めめめのくらげ

決してアート映画ではなく「実写版ポケモン」でしかないんですが、その点に納得さえしてしまえば子供は結構面白いんじゃないかと。

正直予告編見ても全く期待しておらず、ただ村上隆さんの冷やかし的な意味で観にいったんですよ。最初に黒フードの4人組と魔法陣と研究所が出た時点で「これ真面目に見るだけ無駄だ」とわかりました。

全体的に子供が飽きない仕掛けという意味では、かなり丁寧に作られていると思います。ポケモンバトルあり、巨大怪獣あり、ツンデレ最強ヒロインとの淡い恋もあり。押さえるべき部分は抑えているし、変に説教臭くもありません。

逆に言うとそれ以上の大人が感動する何かがあるわけではないですが、ターゲットを絞ったのはいいと思います。

ただファミリー向けを狙うのならば、プールと女子更衣室は入れなくてもよかったんじゃないですかね。問題となるほどの表現ではないですが、気にする人もいると思うんで。

あと謎はもう少し本作で解決した方が良かったのでは。続編作りたいのはわかりますが、ある程度解決しないと子供も納得いかないと思います。エンターテイメントに徹するなら、まずは今回観てくれた観客に真摯に応えるべきです。

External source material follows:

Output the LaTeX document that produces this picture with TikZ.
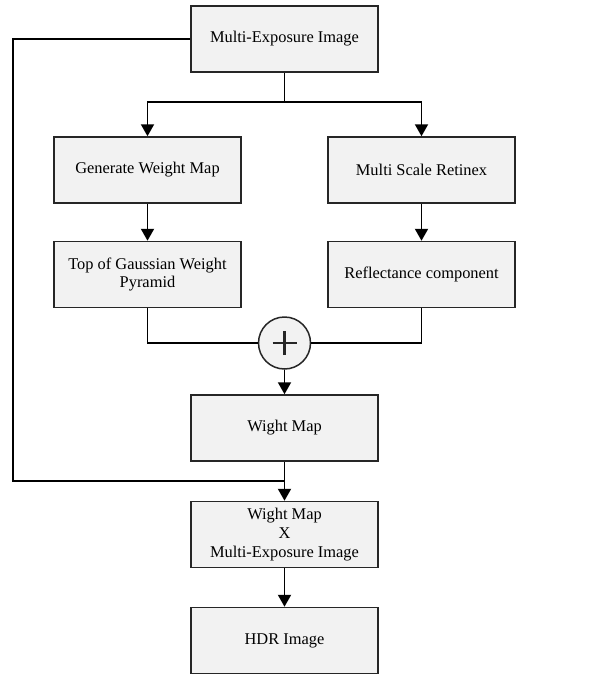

これはアートではないと言いましたが、あえて深読みするなら、これはアートではなく、単なる子供向けのエンターテイメント作品でしかないこと自体が、「村上隆の」アートしては意味があるかもしれません。

つまり、村上さんの作品は、もともと日本独自のエンターテイメントの文脈を、アートの文脈で読み解くことによって成立してきた部分があります。

そのために使われたキャラクターを、元の純粋なエンターテイメントの文脈に還元することは意味があります。KO2ちゃんはこれで晴れて正しく原作付きの「フィギュア」となったのです。

この作品、今年は夏休みにジブリがあるので、もう少し夏休みの目玉のない年に夏休み映画として公開してもらったら、もうちょっと行けたのではという気もします。